If you use cloud providers (AWS WAF, Cloudflare), update rule sets immediately.

Step 6: Monitor for Exploitation Attempts

Active monitoring detects ongoing attacks. Set up alerts for:

  • Repeated connection failures to LiteLLM.
  • SQL syntax errors in application logs (e.g., grep 'sql' /var/log/litellm.log).
  • Unusual database queries from the LiteLLM user.
  • High CPU or memory usage on the database server.

Use a SIEM tool or simple scripts to parse logs and send notifications. Consider threat intelligence feeds for known attacker IPs.

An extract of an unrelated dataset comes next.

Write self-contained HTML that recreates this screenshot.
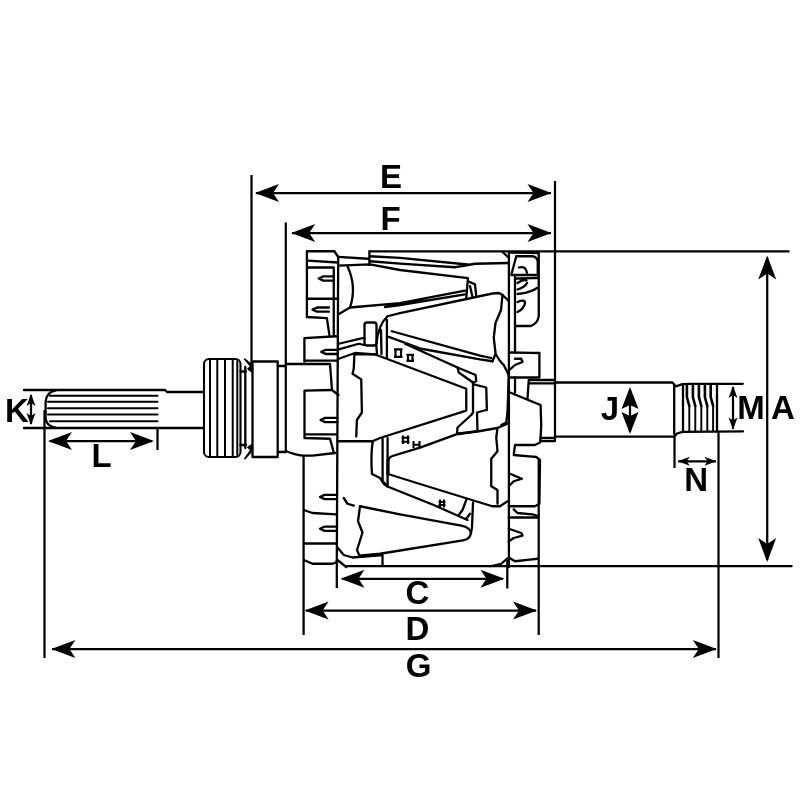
<!DOCTYPE html>
<html><head><meta charset="utf-8"><title>Rotor</title>
<style>
html,body{margin:0;padding:0;background:#fff;}
svg{display:block}
text{font-family:"Liberation Sans",sans-serif;font-weight:bold;font-size:33px;fill:#000;text-anchor:middle}
.d{stroke:#000;stroke-width:2.25;fill:none}
.r{stroke:#000;stroke-width:2.3;fill:none;stroke-linejoin:round;stroke-linecap:round}
.t{stroke:#000;stroke-width:2;fill:none}
.a{fill:#000;stroke:none}
</style></head><body>
<svg width="800" height="800" viewBox="0 0 800 800">
<rect width="800" height="800" fill="#fff"/>
<defs>
<filter id="nf" x="0" y="0" width="800" height="800" filterUnits="userSpaceOnUse"><feOffset dx="0" dy="0"/></filter>
<path id="ah" d="M0,0 L24,-9 L18,0 L24,9 Z"/>
<path id="as" d="M0,0 L12,-4.5 L9,0 L12,4.5 Z"/>
</defs>

<!-- DIMENSIONS -->
<g class="d">
<path d="M251.5,175V364 M555,181V441 M256,193H551"/>
<path d="M285.8,222.5V451 M292,233H551"/>
<path d="M369.4,251.4H789.5 M346,566.2H792.5 M767.2,258V560"/>
<path d="M44.5,410V658 M718.5,432V658 M52,649H716"/>
<path d="M303.6,456V635 M538.7,460V635 M306,610.5H536"/>
<path d="M336.8,560V588 M507.3,560V588.6 M342,578.8H503"/>
<path d="M157.5,429V450 M50,441H152"/>
<path d="M674.5,436.5V468 M678,461.25H716"/>
<path d="M31,395V424 M733,387V429 M630,390V432"/>
</g>
<g class="a">
<use href="#ah" transform="translate(255,193)"/><use href="#ah" transform="translate(551.5,193) scale(-1,1)"/>
<use href="#ah" transform="translate(291.2,233)"/><use href="#ah" transform="translate(551.5,233) scale(-1,1)"/>
<use href="#ah" transform="translate(767.2,255.6) rotate(90)"/><use href="#ah" transform="translate(767.2,562) rotate(-90)"/>
<use href="#ah" transform="translate(51.4,649)"/><use href="#ah" transform="translate(716.8,649) scale(-1,1)"/>
<use href="#ah" transform="translate(304.6,610.5)"/><use href="#ah" transform="translate(537,610.5) scale(-1,1)"/>
<use href="#ah" transform="translate(340.5,578.8)"/><use href="#ah" transform="translate(504.5,578.8) scale(-1,1)"/>
<use href="#ah" transform="translate(48,441)"/><use href="#ah" transform="translate(154,441) scale(-1,1)"/>
<use href="#as" transform="translate(677.75,461.25)"/><use href="#as" transform="translate(716.5,461.25) scale(-1,1)"/>
<use href="#as" transform="translate(31,394) rotate(90)"/><use href="#as" transform="translate(31,425) rotate(-90)"/>
<use href="#as" transform="translate(733,386) rotate(90)"/><use href="#as" transform="translate(733,429.5) rotate(-90)"/>
<path d="M630,387 L638.5,409 L630,405 L621.5,409 Z M630,434 L638.5,412 L630,416 L621.5,412 Z"/>
</g>
<g style="will-change:transform" filter="url(#nf)">
<text x="391" y="188">E</text>
<text x="390.5" y="229.5">F</text>
<text x="783" y="418.5">A</text>
<text x="751" y="418.5">M</text>
<text x="610" y="420.2">J</text>
<text x="696.2" y="491.2">N</text>
<text x="17" y="422">K</text>
<text x="101.5" y="467">L</text>
<text x="417.5" y="604.4">C</text>
<text x="417.5" y="639.75">D</text>
<text x="418.5" y="677.3">G</text>
</g>

<!-- LEFT SHAFT -->
<g class="r">
<path d="M24,390H165L167,392H203.75 M24,428H203.75"/>
<path d="M56,390.3Q46,392 45.6,402V418Q46,426 56,427.8"/>
<path d="M50,395.75H157.5 M48,401.75H157.5 M48,408.25H157.5 M48,414.5H157.5 M50,421.25H157.5" class="t"/>
<rect x="204" y="359" width="36.5" height="98" rx="5" stroke-width="2.1"/>
<path d="M210,360V456 M217.3,359V457 M225,359V457 M232.7,359V457 M237.3,361V455" class="t"/>
<path d="M240.5,371.5H246 M240.5,445H246 M245.3,367V448"/>
<path d="M244.8,359.2L252.3,365.5V372L248,368.8L251,366.5Z M244.8,458.6L252.3,450.5V444.5L248,447.5L251,450Z" fill="#000" stroke-width="1.6"/>
<rect x="252.5" y="361.5" width="25.2" height="95.5"/>
<path d="M278,366H286 M278,452H286"/>
</g>

<!-- ROTOR BODY -->
<g class="r" id="body">
<!-- hub left -->
<path d="M286,364H330L332,390L338.5,395"/>
<path d="M286,451Q295,455 303,455.6H312.5L335,453"/>
<!-- main verticals -->
<path d="M338.2,257L336.8,562"/>
<path d="M508.9,252.5V567"/>
<!-- finger 1 -->
<path d="M306.9,317V251.25H334.4L338.1,256.9 M306.9,317L326.9,318.1L329.4,335"/>
<path d="M307.5,260.6L338.1,262.5 M307.5,267.5H333.75V335 M307.5,298.75H338.1"/>
<path d="M334,276.4L323.25,276.4L318.75,278.5L323.25,280.6L334,280.6 M329,307.5L317.0,307.5L312.5,309.6L317.0,311.70000000000005L329,311.70000000000005"/>
<!-- finger 2 -->
<path d="M304.4,362V338.1L336.25,336.25 M305,360.6H337.5"/>
<path d="M337.5,349.79999999999995L325.75,349.79999999999995L321.25,351.9L325.75,354.0L337.5,354.0"/>
<!-- finger 3 -->
<path d="M304.5,438V390.6L331.5,390 M305,434.4H337 M305,438L330,438.75L333.75,452.5"/>
<path d="M337.5,417.9L325.1,417.9L320.6,420L325.1,422.1L337.5,422.1"/>
<!-- lower-left -->
<path d="M337,494.9L324.5,494.9L320,497L324.5,499.1L337,499.1 M337,526.65L324.5,526.65L320,528.75L324.5,530.85L337,530.85"/>
<path d="M303.75,510L312.5,513L336.25,514.4 M305,543.5H336 M303.75,560L312.5,563.75H332.5L337,562"/>
<!-- coil top / claw 1 -->
<path d="M369.4,251.25V265 M338.1,256.9L368.1,258.75"/>
<path d="M370,256.25L400,257.8L470,264.75 M370,261.25L400,263.7L455,267.25L475,263.75L508.75,263"/>
<path d="M338.1,265.6L370,264.4L400,270L468,278.1L466.25,298"/>
<path d="M468,281.25L475,284.4L476.25,296.25 M470,286L472.5,297"/>
<path d="M347.5,266.25Q357,287 350,307.5L338.1,314.4"/>
<path d="M350,307.5L400,303.1L465,290.6 M385,307L400,305L465,294.4"/>
<path d="M502.5,252L509,258"/>
<!-- claw 2 -->
<path d="M387.5,316.25L400,313.1L492.5,293.5L499,293L502.5,295L508.75,301"/>
<path d="M502.5,295L501,310L495.5,323L493.75,337.5L495.6,353.75L492.5,361.25 M495.6,353.75Q500,362 503.75,365L508.75,375"/>
<path d="M391.9,331.25L480,355.6L491.25,358 M388.75,336.9L421.25,348.75L480,359.4L492.5,361.25 M405,343.75L457.5,367.5"/>
<path d="M387.5,316.25Q378,325 376.25,345L377,354 M386.9,320V357.5 M381,330L381.5,354"/>
<!-- small block & wires -->
<rect x="364.5" y="322.5" width="12" height="23" rx="2.5"/>
<path d="M338.75,343.75L362.5,338.1H364.5 M338.75,349.4L358.75,343.75L364,345 M338.75,358.75L355,353L375,354.4"/>
<!-- claw 3 -->
<path d="M354.4,354.4L353.75,368.75L352.5,373.75L361.25,379.4L361.9,412.5L356.9,420L356.25,436.5"/>
<path d="M354.4,354.4H375L380,356.25L466.25,388.75V410.6L380,438L372.5,441.25H337.5"/>
<!-- right of claw 3 -->
<path d="M457.5,367.5L475.6,375L476.25,381.25L473,382.5L458.75,372.5Z"/>
<path d="M473,382.5V412.5L471.25,415L457.5,427.5L457,433.75L477.5,431.25L477,412.5L486.25,410"/>
<path d="M473.75,384.4L486.25,387.5L486.9,410"/>
<!-- claw 4 -->
<path d="M388,461Q388.5,457.5 392.5,456L420,447.6L456.25,434.4L478.75,431.25L497.5,428L507.5,423.75"/>
<path d="M497.5,428L496.25,437.5L497.5,451.25L491.25,458.75V486.25L497.5,490V503.75"/>
<path d="M388,474L420,484L480,502.5L492.5,506.25H500L507.5,501.25"/>
<path d="M387.6,438V486 M382.6,439V481L387.5,486.5L433.75,505L467.5,520"/><path d="M388,460V474" stroke-width="3.2"/>
<path d="M372.8,441.25Q370.5,455 372,474L380,478L384,484L387.5,486.5"/>
<path d="M508.75,375L507.5,412.5L506.25,422.5L501.25,425"/>
<!-- claw 5 -->
<path d="M360,506.25L358,521.25L362.5,532.5L357,550L359.4,555.6"/>
<path d="M360,506.25L400,514.4L461.25,525.6Q470.5,527.5 470.8,533Q470.5,539 463,540.3L380,553.75L359.4,555.6"/>
<path d="M473,502.5L472,527.5L471,533 M466.25,500L462.5,510L458.75,515 M470,513.75L466.25,518.75"/>
<path d="M337.5,547.5L343.75,555L352.5,557.5L382.5,555V566 M337.5,560L346.25,567"/>
<path d="M490,566.25L501.25,563.75L507,558.75"/>
<path d="M343.75,498L347.5,503.75L353.75,505.6"/>
<!-- right finger 1 -->
<path d="M510,252.5L538.75,253V316Q538,323 531,326H516"/>
<path d="M515,276V352.5 M515,377.5V392.5"/>
<path d="M516.25,256.25H532.5Q537.5,257 537.75,262V275 M516.25,256.25L511.25,275H537.5"/>
<path d="M519,267.5Q526,265.5 527,273 M516,278.5L537.5,278 M517.5,283Q523,279 526.5,280.5 M517.5,289.5Q525,287 527,283 M517.5,294Q530,293 537,288 M517.5,302Q525,299 525,303Q524,309 517.5,312"/>
<!-- right finger 2 -->
<path d="M510,352.5L539.4,353V377.5H510"/>
<path d="M515,358.75H521.25L522.5,362L515,365L510,369.4"/>
<!-- right shaft ring -->
<path d="M528.75,380L527.5,398.75 M528.75,380H555 M528.5,383.4H555 M540.6,437.8H555 M540,441H555"/>
<!-- right hub -->
<path d="M510,392.5L540.6,405L541.25,425L540.6,437.5L540,442.5L535,445H515L513.75,455L536.25,457L540,460L539.4,503.75L535,506.25H508.75"/>
<path d="M510,473.75L521.9,478.75L513.75,481.25L510,485"/>
<path d="M513.75,509.4L517.5,513L532.5,514.4L538.75,516.25"/>
<!-- right finger 4 -->
<path d="M508.75,517.5H538 M508.75,557.5L515,561.25L537.5,558.75"/>
<path d="M508.75,528.75L521.25,533L522.5,535.6L513.75,538L508.75,541.25"/>
</g>
<!-- marks -->
<g class="t">
<path d="M394,349.3H402.5 M395.5,349.3V356.8 M401,349.3V356.8 M394,356.8H402.5 M406.5,354.8H414 M408,354.8V360.8 M412.5,354.8V360.8 M406.5,360.8H414" stroke-width="2.2"/>
<path d="M403,435.5V444 M408,435.5V444 M401.5,437.8H409.5 M401.5,441.8H409.5 M413.5,441V448 M419.5,441V448 M413.5,444.8H419.5" stroke-width="2.1"/>
<path d="M440,499.5V507.5 M444,499.5V507.5 M438.5,502H445.5 M438.5,505H445.5"/>
</g>

<!-- RIGHT SHAFT -->
<g class="r">
<path d="M555,382.5H672.4L675.75,386.3L682.5,384.2L691.5,383.8H742.8 M555,436.6H674.4L677,433.5L682.5,431.9L743,431.4" stroke-width="2.3"/>
<path d="M674.2,386V434 M683,384.5V431.5 M717,384V431.5"/>
<path d="M686.9,384.5V397L689.3,406 M692.9,384.5V397L695.3,406 M698.9,384.5V397L701.3,406 M704.9,384.5V397L707.3,406 M710.7,384.5V397L713.1,406" stroke-width="2.6"/>
<path d="M689.3,406V431 M695.3,406V431 M701.3,406V431 M707.3,406V431 M713.1,406V431" stroke-width="1.9"/>
</g>
</svg>
</body></html>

Tips and Final Considerations

  • Backup regularly: Maintain automated backups of both LiteLLM configuration and database, stored off-site.
  • Keep secrets secure: Rotate API keys and database passwords after a possible compromise.
  • Test patches in staging: Always apply updates in a non-production environment first.
  • Stay informed: Subscribe to BerriAI's security mailing list and monitor CVEs for LiteLLM.
  • Engage incident response: If you detect signs of exploitation, involve your security team or a trusted third party immediately.

By following these steps, you minimize the risk posed by CVE-2026-42208 and strengthen your overall security posture. Remember: attackers move fast, but with a proactive approach you can stay ahead.